The Royal Path of Life/Religion
Religion is the daughter of heaven, parent of our virtues, and source of all true felicity; she alone give peace and contentment, divests the heart of anxious cares, bursts on the mind a flood of joy, and sheds unmingled and perpetual sunshine in the pious breast. By her the spirits of darkness are banished from the earth, and angelic ministers of grace thicken unseen the regions of mortality.
She promotes love and good will among men, lifts up the head that hangs down, heals the wounded spirit, dissipates the gloom of sorrow, sweetens the cup of affliction, blunts the sting of death, and wherever seen, felt, and enjoyed, breathes around her an everlasting spring. The external life of man is the creature of time and circumstance, and passes away, but the internal abides, and continues to exist. One is the painted glory of the flower; the other is the delicious attar of the rose. The city and the temple may be destroyed, and the tribes exiled and dispersed, yet the altars and the faith of Israel are still preserved. Spirit triumphs over form. External life prevails amidst sounds and shows, and visible things; the internal dwells in silence, sighs, and tears, and secret sympathies with the invisible world. Power, and wealth, and luxury, are relative terms; and if address, and prudence, and policy, can only acquire us our share, we shall not account ourselves more powerful, more rich, or more luxurious, than when in the little we possessed we were still equal to those around us. But if we have narrowed the sources of internal comfort, and internal enjoyment, if we have debased the powers or corrupted the purity of the mind, if we have blunted the sympathy or contracted the affections of the heart, we have lost some of that treasure which was absolutely our won, and derived not its value from comparative estimation. Above all, if we have allowed the prudence or the interests of this world to shut out from our souls the view or hopes of a better, we have quenched that light which would have cheered the darkness of affliction.
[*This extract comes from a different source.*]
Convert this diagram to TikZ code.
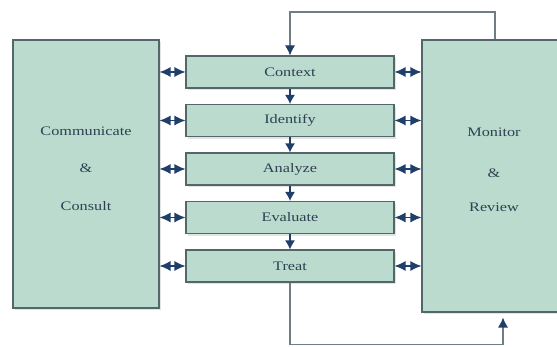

But if we let God care for our inward and eternal life, if by all the experiences of this life he is reducing it and preparing for its disclosure, nothing can befall us but prosperity. Every sorrow shall be but the setting of some luminous jewel of joy. Our very mourning shall be but the enamel around the diamond; our very hardships but the metallic rim that holds the opal glancing with strange interior fires.
If you stand upon the mountain, you may see the sun shining long after it is dark in the valley. Try to live up high! Escape, if you can, the malarious damps of the lowlands. Make an upward path for your feet. Though your spirit may be destined to live isolated, you cannot be alone, for God is there. Your best strivings of soul are there! Your standard ground should be there! Live upward! The cedar is always developing its branches toward the top while the lower ones are dropping away. Let our soul-life be so! Upward! Upward!
"Drink deep, or taste not," is a direction fully as applicable to religion, if we would find it a source of pleasure, as it is to knowledge. A little religion is, it must be confessed, apt to make men gloomy, as a little knowledge is to render them vain; hence the unjust imputation brought upon religion by those whose degree of religion is just sufficient, by condemning their course of conduct, to render them uneasy; enough merely to impair the sweetness of the pleasures of sin, and not enough to compensate for the relinquishment of them by its own peculiar comforts. Thus, then, men bring up, as it were, an ill report of that land of promise, which, in truth, abounds with whatever, in our journey through life, can best refresh and strengthen us. Would you wish, amidst the great variety of religious systems in vogue, to make a right distinction, and prefer the best? Recollect the character of Christ; keep a steady eye on that universal and permanent good will to men, in which He lived, by which He suffered, and by which He died. Not in those wild and romantic notions, which, to make us Christians, would make us fools; but in those inspired writings, and in those alone, which contain His genuine history, and His blessed gospel; and which, in the most peculiar and extensive sense, are the words of eternal life.